SHORT EXERCISE – Pictures stay out. Extract the lines below from the first one through the line with "流 程 图</text>", both included.

PROVIDED DATA –
########

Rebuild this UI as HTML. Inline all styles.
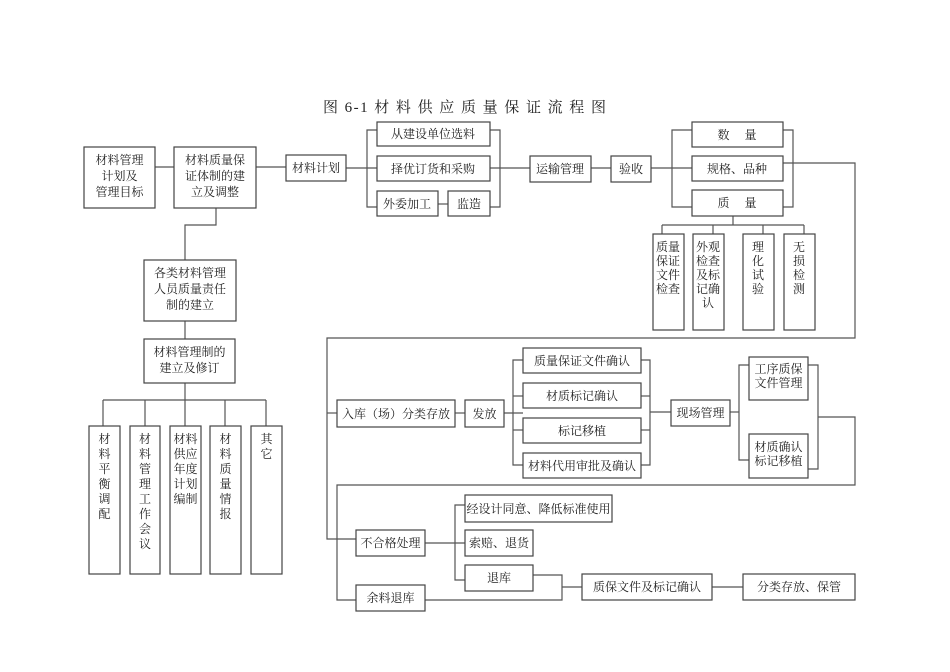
<!DOCTYPE html>
<html><head><meta charset="utf-8"><style>
html,body{margin:0;padding:0;background:#fff;}
svg{display:block;}
text{font-family:"Liberation Serif","Noto Serif CJK SC","Noto Sans CJK SC",serif;font-size:12px;fill:#222;}
rect{fill:#fff;stroke:#444;stroke-width:1.2;}
line,polyline{stroke:#555;stroke-width:1.2;fill:none;}
</style></head><body>
<svg width="950" height="672" viewBox="0 0 950 672" xmlns="http://www.w3.org/2000/svg">
<text x="323" y="112" style="font-size:15px" textLength="283" lengthAdjust="spacing">图 6-1 材 料 供 应 质 量 保 证 流 程 图</text>

<!-- connectors -->
<line x1="155" y1="167" x2="174" y2="167"/>
<line x1="256" y1="167" x2="286" y2="167"/>
<line x1="346" y1="168" x2="377" y2="168"/>
<polyline points="377,130 367,130 367,207 377,207"/>
<line x1="438" y1="204" x2="448" y2="204"/>
<polyline points="490,130 500,130 500,207 490,207"/>
<line x1="490" y1="168" x2="530" y2="168"/>
<line x1="591" y1="168" x2="611" y2="168"/>
<line x1="651" y1="168" x2="692" y2="168"/>
<polyline points="692,130 672,130 672,207 692,207"/>
<polyline points="783,130 793,130 793,207 783,207"/>
<polyline points="783,163 855,163 855,338 327,338 327,539 356,539"/>
<line x1="327" y1="413" x2="337" y2="413"/>
<line x1="733" y1="216" x2="733" y2="225"/>
<line x1="662" y1="225" x2="804" y2="225"/>
<line x1="662" y1="225" x2="662" y2="234"/>
<line x1="713" y1="225" x2="713" y2="234"/>
<line x1="763" y1="225" x2="763" y2="234"/>
<line x1="804" y1="225" x2="804" y2="234"/>
<polyline points="216,208 216,225 185,225 185,260"/>
<line x1="185" y1="321" x2="185" y2="339"/>
<line x1="185" y1="383" x2="185" y2="400"/>
<line x1="103" y1="400" x2="266" y2="400"/>
<line x1="103" y1="400" x2="103" y2="426"/>
<line x1="145" y1="400" x2="145" y2="426"/>
<line x1="185" y1="400" x2="185" y2="426"/>
<line x1="225" y1="400" x2="225" y2="426"/>
<line x1="266" y1="400" x2="266" y2="426"/>

<line x1="455" y1="413" x2="465" y2="413"/>
<line x1="504" y1="413" x2="523" y2="413"/>
<polyline points="523,360 513,360 513,465 523,465"/>
<line x1="513" y1="396" x2="523" y2="396"/>
<line x1="513" y1="430" x2="523" y2="430"/>
<polyline points="641,360 650,360 650,465 641,465"/>
<line x1="641" y1="396" x2="650" y2="396"/>
<line x1="641" y1="430" x2="650" y2="430"/>
<line x1="650" y1="412" x2="671" y2="412"/>
<line x1="730" y1="412" x2="739" y2="412"/>
<polyline points="749,365 739,365 739,460 749,460"/>
<polyline points="808,365 818,365 818,469 808,469"/>
<polyline points="818,417 855,417 855,485 337,485 337,600 356,600"/>
<line x1="425" y1="543" x2="465" y2="543"/>
<polyline points="465,505 455,505 455,580 465,580"/>
<polyline points="533,575 562,575 562,600 425,600"/>
<line x1="562" y1="587" x2="582" y2="587"/>
<line x1="712" y1="587" x2="743" y2="587"/>

<!-- boxes -->
<rect x="84" y="147" width="71" height="61"/>
<text x="119.5" y="164" text-anchor="middle">材料管理</text>
<text x="119.5" y="180" text-anchor="middle">计划及</text>
<text x="119.5" y="196" text-anchor="middle">管理目标</text>
<rect x="174" y="147" width="82" height="61"/>
<text x="215" y="164" text-anchor="middle">材料质量保</text>
<text x="215" y="180" text-anchor="middle">证体制的建</text>
<text x="215" y="196" text-anchor="middle">立及调整</text>
<rect x="286" y="155" width="60" height="26"/><text x="316" y="172" text-anchor="middle">材料计划</text>
<rect x="377" y="122" width="113" height="24"/><text x="433" y="138" text-anchor="middle">从建设单位选料</text>
<rect x="377" y="156" width="113" height="25"/><text x="433" y="173" text-anchor="middle">择优订货和采购</text>
<rect x="377" y="191" width="61" height="25"/><text x="407" y="208" text-anchor="middle">外委加工</text>
<rect x="448" y="191" width="42" height="25"/><text x="469" y="208" text-anchor="middle">监造</text>
<rect x="530" y="156" width="61" height="26"/><text x="560" y="173" text-anchor="middle">运输管理</text>
<rect x="611" y="156" width="40" height="26"/><text x="631" y="173" text-anchor="middle">验收</text>
<rect x="692" y="122" width="91" height="25"/><text x="737" y="139" text-anchor="middle">数　 量</text>
<rect x="692" y="156" width="91" height="25"/><text x="737" y="173" text-anchor="middle">规格、品种</text>
<rect x="692" y="190" width="91" height="26"/><text x="737" y="207" text-anchor="middle">质　 量</text>

<rect x="653" y="234" width="31" height="96"/>
<text x="668" y="251" text-anchor="middle">质量</text><text x="668" y="265" text-anchor="middle">保证</text><text x="668" y="279" text-anchor="middle">文件</text><text x="668" y="293" text-anchor="middle">检查</text>
<rect x="693" y="234" width="31" height="96"/>
<text x="708" y="251" text-anchor="middle">外观</text><text x="708" y="265" text-anchor="middle">检查</text><text x="708" y="279" text-anchor="middle">及标</text><text x="708" y="293" text-anchor="middle">记确</text><text x="708" y="307" text-anchor="middle">认</text>
<rect x="743" y="234" width="31" height="96"/>
<text x="758" y="251" text-anchor="middle">理</text><text x="758" y="265" text-anchor="middle">化</text><text x="758" y="279" text-anchor="middle">试</text><text x="758" y="293" text-anchor="middle">验</text>
<rect x="784" y="234" width="31" height="96"/>
<text x="799" y="251" text-anchor="middle">无</text><text x="799" y="265" text-anchor="middle">损</text><text x="799" y="279" text-anchor="middle">检</text><text x="799" y="293" text-anchor="middle">测</text>

<rect x="144" y="260" width="92" height="61"/>
<text x="190" y="277" text-anchor="middle">各类材料管理</text>
<text x="190" y="293" text-anchor="middle">人员质量责任</text>
<text x="190" y="309" text-anchor="middle">制的建立</text>
<rect x="144" y="339" width="91" height="44"/>
<text x="189.5" y="356" text-anchor="middle">材料管理制的</text>
<text x="189.5" y="372" text-anchor="middle">建立及修订</text>

<rect x="89" y="426" width="31" height="148"/>
<text x="104.5" y="443" text-anchor="middle">材</text><text x="104.5" y="458" text-anchor="middle">料</text><text x="104.5" y="473" text-anchor="middle">平</text><text x="104.5" y="488" text-anchor="middle">衡</text><text x="104.5" y="503" text-anchor="middle">调</text><text x="104.5" y="518" text-anchor="middle">配</text>
<rect x="130" y="426" width="30" height="148"/>
<text x="145" y="443" text-anchor="middle">材</text><text x="145" y="458" text-anchor="middle">料</text><text x="145" y="473" text-anchor="middle">管</text><text x="145" y="488" text-anchor="middle">理</text><text x="145" y="503" text-anchor="middle">工</text><text x="145" y="518" text-anchor="middle">作</text><text x="145" y="533" text-anchor="middle">会</text><text x="145" y="548" text-anchor="middle">议</text>
<rect x="170" y="426" width="31" height="148"/>
<text x="185.5" y="443" text-anchor="middle">材料</text><text x="185.5" y="458" text-anchor="middle">供应</text><text x="185.5" y="473" text-anchor="middle">年度</text><text x="185.5" y="488" text-anchor="middle">计划</text><text x="185.5" y="503" text-anchor="middle">编制</text>
<rect x="210" y="426" width="31" height="148"/>
<text x="225.5" y="443" text-anchor="middle">材</text><text x="225.5" y="458" text-anchor="middle">料</text><text x="225.5" y="473" text-anchor="middle">质</text><text x="225.5" y="488" text-anchor="middle">量</text><text x="225.5" y="503" text-anchor="middle">情</text><text x="225.5" y="518" text-anchor="middle">报</text>
<rect x="251" y="426" width="31" height="148"/>
<text x="266.5" y="443" text-anchor="middle">其</text><text x="266.5" y="458" text-anchor="middle">它</text>

<rect x="337" y="400" width="118" height="27"/><text x="396" y="418" text-anchor="middle">入库（场）分类存放</text>
<rect x="465" y="400" width="39" height="27"/><text x="484.5" y="418" text-anchor="middle">发放</text>
<rect x="523" y="348" width="118" height="25"/><text x="582" y="365" text-anchor="middle">质量保证文件确认</text>
<rect x="523" y="383" width="118" height="25"/><text x="582" y="400" text-anchor="middle">材质标记确认</text>
<rect x="523" y="418" width="118" height="25"/><text x="582" y="435" text-anchor="middle">标记移植</text>
<rect x="523" y="453" width="118" height="25"/><text x="582" y="470" text-anchor="middle">材料代用审批及确认</text>
<rect x="671" y="400" width="59" height="26"/><text x="700.5" y="417" text-anchor="middle">现场管理</text>
<rect x="749" y="357" width="59" height="43"/>
<text x="778.5" y="373" text-anchor="middle">工序质保</text><text x="778.5" y="387" text-anchor="middle">文件管理</text>
<rect x="749" y="434" width="59" height="44"/>
<text x="778.5" y="451" text-anchor="middle">材质确认</text><text x="778.5" y="465" text-anchor="middle">标记移植</text>

<rect x="356" y="530" width="69" height="26"/><text x="390.5" y="547" text-anchor="middle">不合格处理</text>
<rect x="465" y="495" width="147" height="27"/><text x="538.5" y="513" text-anchor="middle">经设计同意、降低标准使用</text>
<rect x="465" y="530" width="68" height="26"/><text x="499" y="547" text-anchor="middle">索赔、退货</text>
<rect x="465" y="565" width="68" height="26"/><text x="499" y="582" text-anchor="middle">退库</text>
<rect x="356" y="585" width="69" height="26"/><text x="390.5" y="602" text-anchor="middle">余料退库</text>
<rect x="582" y="574" width="130" height="26"/><text x="647" y="591" text-anchor="middle">质保文件及标记确认</text>
<rect x="743" y="574" width="112" height="26"/><text x="799" y="591" text-anchor="middle">分类存放、保管</text>
</svg>
</body></html>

########

ANSWER BELOW –
Rebuild this UI as HTML. Inline all styles.
<!DOCTYPE html>
<html><head><meta charset="utf-8"><style>
html,body{margin:0;padding:0;background:#fff;}
svg{display:block;}
text{font-family:"Liberation Serif","Noto Serif CJK SC","Noto Sans CJK SC",serif;font-size:12px;fill:#222;}
rect{fill:#fff;stroke:#444;stroke-width:1.2;}
line,polyline{stroke:#555;stroke-width:1.2;fill:none;}
</style></head><body>
<svg width="950" height="672" viewBox="0 0 950 672" xmlns="http://www.w3.org/2000/svg">
<text x="323" y="112" style="font-size:15px" textLength="283" lengthAdjust="spacing">图 6-1 材 料 供 应 质 量 保 证 流 程 图</text>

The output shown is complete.